[Source code of charts]
_ _ _

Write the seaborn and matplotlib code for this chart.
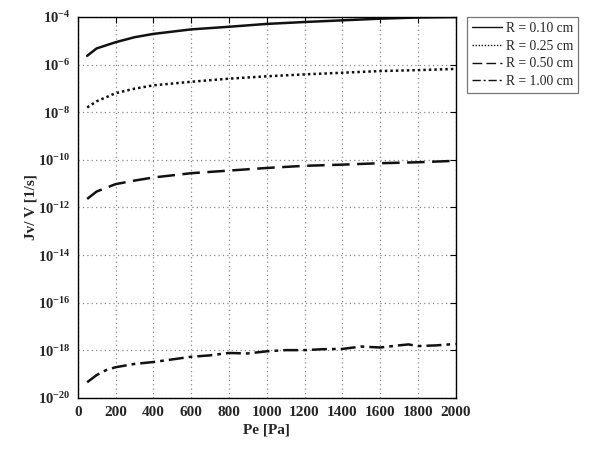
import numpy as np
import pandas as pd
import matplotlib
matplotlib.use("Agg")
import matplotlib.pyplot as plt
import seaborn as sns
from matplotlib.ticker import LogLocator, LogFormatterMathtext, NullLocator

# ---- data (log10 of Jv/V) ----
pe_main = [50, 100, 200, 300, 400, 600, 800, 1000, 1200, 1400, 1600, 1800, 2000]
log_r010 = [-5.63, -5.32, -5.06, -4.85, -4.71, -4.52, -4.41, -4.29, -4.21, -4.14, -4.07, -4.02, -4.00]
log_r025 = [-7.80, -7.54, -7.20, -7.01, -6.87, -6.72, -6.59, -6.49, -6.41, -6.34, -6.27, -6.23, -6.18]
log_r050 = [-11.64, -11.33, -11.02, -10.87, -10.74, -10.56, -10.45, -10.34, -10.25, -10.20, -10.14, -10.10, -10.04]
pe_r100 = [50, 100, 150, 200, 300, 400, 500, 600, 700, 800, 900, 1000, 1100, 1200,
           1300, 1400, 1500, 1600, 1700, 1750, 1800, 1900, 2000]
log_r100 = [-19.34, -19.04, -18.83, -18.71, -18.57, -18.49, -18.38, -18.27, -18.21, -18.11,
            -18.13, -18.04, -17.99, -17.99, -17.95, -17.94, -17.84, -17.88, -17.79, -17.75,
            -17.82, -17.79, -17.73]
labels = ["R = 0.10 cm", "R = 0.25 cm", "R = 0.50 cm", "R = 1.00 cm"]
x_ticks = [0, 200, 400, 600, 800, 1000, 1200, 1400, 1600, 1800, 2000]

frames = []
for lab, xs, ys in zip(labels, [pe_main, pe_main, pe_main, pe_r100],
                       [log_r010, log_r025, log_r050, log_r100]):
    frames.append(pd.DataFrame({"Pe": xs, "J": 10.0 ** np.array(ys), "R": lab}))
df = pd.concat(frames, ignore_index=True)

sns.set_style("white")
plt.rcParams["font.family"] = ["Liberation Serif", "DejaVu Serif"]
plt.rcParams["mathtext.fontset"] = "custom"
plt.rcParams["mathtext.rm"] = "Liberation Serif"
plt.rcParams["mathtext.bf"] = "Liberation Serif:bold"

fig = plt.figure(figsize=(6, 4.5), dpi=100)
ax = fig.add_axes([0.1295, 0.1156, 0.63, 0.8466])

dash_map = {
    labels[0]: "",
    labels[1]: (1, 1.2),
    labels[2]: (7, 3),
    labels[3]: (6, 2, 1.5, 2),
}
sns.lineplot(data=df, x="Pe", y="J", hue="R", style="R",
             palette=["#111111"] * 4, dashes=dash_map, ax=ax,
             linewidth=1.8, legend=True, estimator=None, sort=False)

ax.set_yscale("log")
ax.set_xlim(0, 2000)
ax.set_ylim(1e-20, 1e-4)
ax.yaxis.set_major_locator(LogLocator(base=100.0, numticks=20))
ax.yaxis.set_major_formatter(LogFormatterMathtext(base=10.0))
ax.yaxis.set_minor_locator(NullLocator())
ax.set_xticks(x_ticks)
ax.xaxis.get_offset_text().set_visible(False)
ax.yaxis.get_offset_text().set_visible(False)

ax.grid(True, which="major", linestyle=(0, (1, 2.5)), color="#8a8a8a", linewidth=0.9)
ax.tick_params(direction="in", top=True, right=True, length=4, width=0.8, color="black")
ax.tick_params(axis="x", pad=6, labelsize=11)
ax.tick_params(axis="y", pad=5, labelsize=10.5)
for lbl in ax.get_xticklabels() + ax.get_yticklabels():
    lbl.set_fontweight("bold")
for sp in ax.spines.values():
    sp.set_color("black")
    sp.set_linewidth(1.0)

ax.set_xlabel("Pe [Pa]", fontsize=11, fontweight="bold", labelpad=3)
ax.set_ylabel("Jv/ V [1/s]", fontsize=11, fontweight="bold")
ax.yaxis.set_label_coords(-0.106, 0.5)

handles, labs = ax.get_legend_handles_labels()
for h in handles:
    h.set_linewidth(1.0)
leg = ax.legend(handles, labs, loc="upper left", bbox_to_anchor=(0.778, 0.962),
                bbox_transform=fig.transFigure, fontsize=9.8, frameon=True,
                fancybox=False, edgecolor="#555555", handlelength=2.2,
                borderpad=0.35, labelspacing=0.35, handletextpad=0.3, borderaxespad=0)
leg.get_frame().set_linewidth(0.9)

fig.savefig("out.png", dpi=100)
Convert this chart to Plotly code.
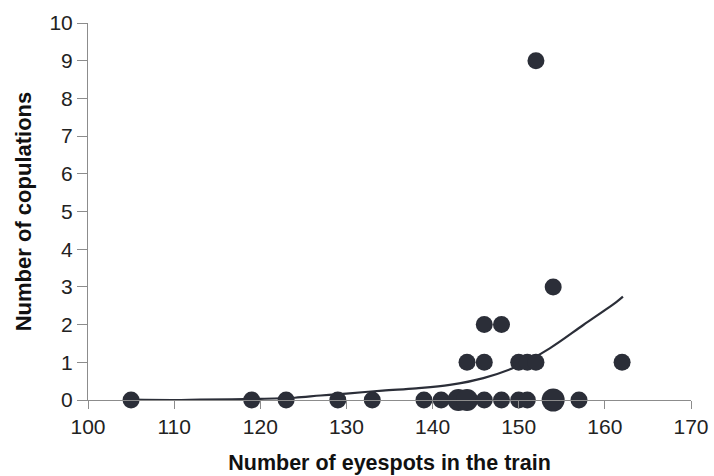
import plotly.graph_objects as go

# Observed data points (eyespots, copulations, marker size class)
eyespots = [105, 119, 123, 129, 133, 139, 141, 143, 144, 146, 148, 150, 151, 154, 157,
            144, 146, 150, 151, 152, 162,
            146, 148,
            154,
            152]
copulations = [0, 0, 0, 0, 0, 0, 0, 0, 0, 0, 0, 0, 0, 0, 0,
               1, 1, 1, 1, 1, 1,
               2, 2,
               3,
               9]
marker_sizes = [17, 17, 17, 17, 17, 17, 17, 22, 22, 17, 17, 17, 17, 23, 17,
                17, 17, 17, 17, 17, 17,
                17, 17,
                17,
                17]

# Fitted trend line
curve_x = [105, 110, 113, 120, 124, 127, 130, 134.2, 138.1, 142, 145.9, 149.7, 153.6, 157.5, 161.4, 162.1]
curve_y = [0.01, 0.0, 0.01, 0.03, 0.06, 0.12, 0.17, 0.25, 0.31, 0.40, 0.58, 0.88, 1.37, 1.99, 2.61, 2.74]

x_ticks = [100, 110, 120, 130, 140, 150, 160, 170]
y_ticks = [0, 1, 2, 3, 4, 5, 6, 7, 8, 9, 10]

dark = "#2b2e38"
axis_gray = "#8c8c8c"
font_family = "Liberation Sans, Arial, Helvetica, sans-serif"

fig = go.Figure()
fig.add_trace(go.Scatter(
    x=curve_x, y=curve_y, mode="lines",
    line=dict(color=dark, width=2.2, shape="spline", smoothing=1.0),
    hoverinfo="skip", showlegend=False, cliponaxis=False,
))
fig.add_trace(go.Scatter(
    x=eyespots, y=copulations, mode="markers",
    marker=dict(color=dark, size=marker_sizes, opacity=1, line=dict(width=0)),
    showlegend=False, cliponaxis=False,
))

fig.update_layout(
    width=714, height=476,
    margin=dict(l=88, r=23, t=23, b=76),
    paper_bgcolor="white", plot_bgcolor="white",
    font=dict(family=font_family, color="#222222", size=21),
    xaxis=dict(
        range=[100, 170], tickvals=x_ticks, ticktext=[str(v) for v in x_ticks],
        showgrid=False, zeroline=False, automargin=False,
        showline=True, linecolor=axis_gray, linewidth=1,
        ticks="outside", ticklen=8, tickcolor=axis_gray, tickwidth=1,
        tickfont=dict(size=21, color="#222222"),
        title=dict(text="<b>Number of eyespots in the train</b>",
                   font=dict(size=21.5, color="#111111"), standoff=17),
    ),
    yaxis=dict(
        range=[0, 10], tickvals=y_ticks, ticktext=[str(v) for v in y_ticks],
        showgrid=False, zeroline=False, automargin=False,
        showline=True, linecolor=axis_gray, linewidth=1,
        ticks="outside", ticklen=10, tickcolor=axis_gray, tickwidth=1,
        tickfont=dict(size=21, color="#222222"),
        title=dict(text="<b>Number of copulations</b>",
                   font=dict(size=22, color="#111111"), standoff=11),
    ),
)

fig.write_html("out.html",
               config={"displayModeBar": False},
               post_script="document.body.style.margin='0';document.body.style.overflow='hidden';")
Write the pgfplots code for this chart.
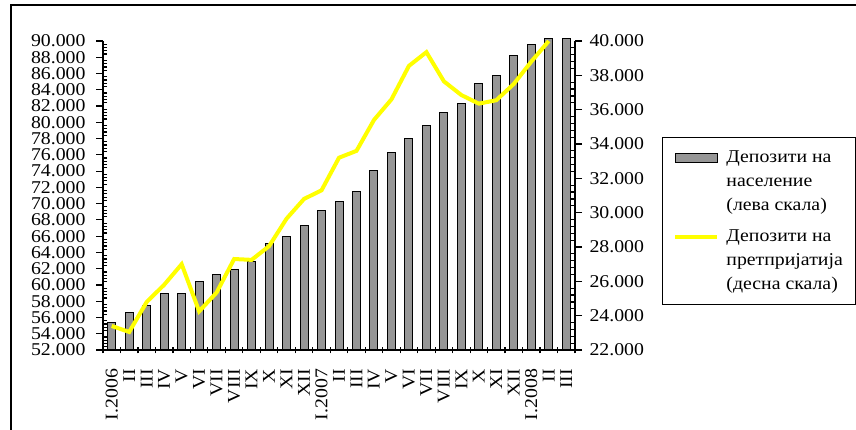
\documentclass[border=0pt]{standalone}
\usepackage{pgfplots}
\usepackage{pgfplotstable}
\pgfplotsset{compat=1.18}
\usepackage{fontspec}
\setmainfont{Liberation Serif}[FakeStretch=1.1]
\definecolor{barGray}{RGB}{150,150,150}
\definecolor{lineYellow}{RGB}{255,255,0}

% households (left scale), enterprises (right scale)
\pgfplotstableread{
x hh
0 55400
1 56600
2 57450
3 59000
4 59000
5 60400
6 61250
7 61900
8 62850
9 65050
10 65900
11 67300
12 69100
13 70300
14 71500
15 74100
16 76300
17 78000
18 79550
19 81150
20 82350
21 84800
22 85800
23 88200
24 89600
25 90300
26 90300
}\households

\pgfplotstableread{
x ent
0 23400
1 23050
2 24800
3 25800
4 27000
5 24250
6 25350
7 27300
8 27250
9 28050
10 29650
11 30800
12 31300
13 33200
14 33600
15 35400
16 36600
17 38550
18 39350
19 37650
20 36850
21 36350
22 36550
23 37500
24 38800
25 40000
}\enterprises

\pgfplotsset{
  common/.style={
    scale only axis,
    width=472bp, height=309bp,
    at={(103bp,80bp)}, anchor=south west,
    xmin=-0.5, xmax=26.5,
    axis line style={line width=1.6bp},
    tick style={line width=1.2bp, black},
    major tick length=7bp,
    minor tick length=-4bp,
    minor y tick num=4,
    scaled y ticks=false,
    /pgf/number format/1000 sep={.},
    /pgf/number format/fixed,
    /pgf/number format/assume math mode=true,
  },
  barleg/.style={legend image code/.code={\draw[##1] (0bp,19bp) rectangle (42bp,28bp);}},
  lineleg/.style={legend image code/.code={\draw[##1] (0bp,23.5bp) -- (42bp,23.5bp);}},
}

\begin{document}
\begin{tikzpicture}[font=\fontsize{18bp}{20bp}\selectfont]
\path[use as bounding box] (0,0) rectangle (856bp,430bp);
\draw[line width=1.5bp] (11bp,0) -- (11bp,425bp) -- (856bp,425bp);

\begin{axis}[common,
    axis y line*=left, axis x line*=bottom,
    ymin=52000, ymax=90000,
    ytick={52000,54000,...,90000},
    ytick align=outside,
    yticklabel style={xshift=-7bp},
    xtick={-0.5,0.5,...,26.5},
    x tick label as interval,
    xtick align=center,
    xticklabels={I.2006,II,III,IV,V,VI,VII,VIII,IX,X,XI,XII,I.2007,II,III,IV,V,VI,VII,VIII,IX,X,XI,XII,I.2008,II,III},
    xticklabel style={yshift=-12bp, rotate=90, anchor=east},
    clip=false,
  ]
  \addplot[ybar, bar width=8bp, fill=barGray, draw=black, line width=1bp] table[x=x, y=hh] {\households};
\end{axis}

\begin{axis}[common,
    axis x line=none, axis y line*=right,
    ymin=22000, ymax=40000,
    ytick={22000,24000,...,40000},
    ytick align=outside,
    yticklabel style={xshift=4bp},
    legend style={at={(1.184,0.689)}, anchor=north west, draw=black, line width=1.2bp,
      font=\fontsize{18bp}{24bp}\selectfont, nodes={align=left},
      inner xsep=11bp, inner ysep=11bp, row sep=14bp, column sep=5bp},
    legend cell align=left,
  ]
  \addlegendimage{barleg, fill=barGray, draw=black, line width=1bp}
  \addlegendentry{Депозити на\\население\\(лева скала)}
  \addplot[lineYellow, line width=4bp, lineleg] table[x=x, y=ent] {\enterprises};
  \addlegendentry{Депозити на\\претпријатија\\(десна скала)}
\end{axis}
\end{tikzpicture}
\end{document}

_ _ _

> [Work instructions] Copy nothing past the line containing "ax = fig.add_axes([0.1295, 0.1156, 0.63, 0.8466])": reproduce every line from the start of the records up to it, skipping pictures.

> [Response]
Write the seaborn and matplotlib code for this chart.
import numpy as np
import pandas as pd
import matplotlib
matplotlib.use("Agg")
import matplotlib.pyplot as plt
import seaborn as sns
from matplotlib.ticker import LogLocator, LogFormatterMathtext, NullLocator

# ---- data (log10 of Jv/V) ----
pe_main = [50, 100, 200, 300, 400, 600, 800, 1000, 1200, 1400, 1600, 1800, 2000]
log_r010 = [-5.63, -5.32, -5.06, -4.85, -4.71, -4.52, -4.41, -4.29, -4.21, -4.14, -4.07, -4.02, -4.00]
log_r025 = [-7.80, -7.54, -7.20, -7.01, -6.87, -6.72, -6.59, -6.49, -6.41, -6.34, -6.27, -6.23, -6.18]
log_r050 = [-11.64, -11.33, -11.02, -10.87, -10.74, -10.56, -10.45, -10.34, -10.25, -10.20, -10.14, -10.10, -10.04]
pe_r100 = [50, 100, 150, 200, 300, 400, 500, 600, 700, 800, 900, 1000, 1100, 1200,
           1300, 1400, 1500, 1600, 1700, 1750, 1800, 1900, 2000]
log_r100 = [-19.34, -19.04, -18.83, -18.71, -18.57, -18.49, -18.38, -18.27, -18.21, -18.11,
            -18.13, -18.04, -17.99, -17.99, -17.95, -17.94, -17.84, -17.88, -17.79, -17.75,
            -17.82, -17.79, -17.73]
labels = ["R = 0.10 cm", "R = 0.25 cm", "R = 0.50 cm", "R = 1.00 cm"]
x_ticks = [0, 200, 400, 600, 800, 1000, 1200, 1400, 1600, 1800, 2000]

frames = []
for lab, xs, ys in zip(labels, [pe_main, pe_main, pe_main, pe_r100],
                       [log_r010, log_r025, log_r050, log_r100]):
    frames.append(pd.DataFrame({"Pe": xs, "J": 10.0 ** np.array(ys), "R": lab}))
df = pd.concat(frames, ignore_index=True)

sns.set_style("white")
plt.rcParams["font.family"] = ["Liberation Serif", "DejaVu Serif"]
plt.rcParams["mathtext.fontset"] = "custom"
plt.rcParams["mathtext.rm"] = "Liberation Serif"
plt.rcParams["mathtext.bf"] = "Liberation Serif:bold"

fig = plt.figure(figsize=(6, 4.5), dpi=100)
ax = fig.add_axes([0.1295, 0.1156, 0.63, 0.8466])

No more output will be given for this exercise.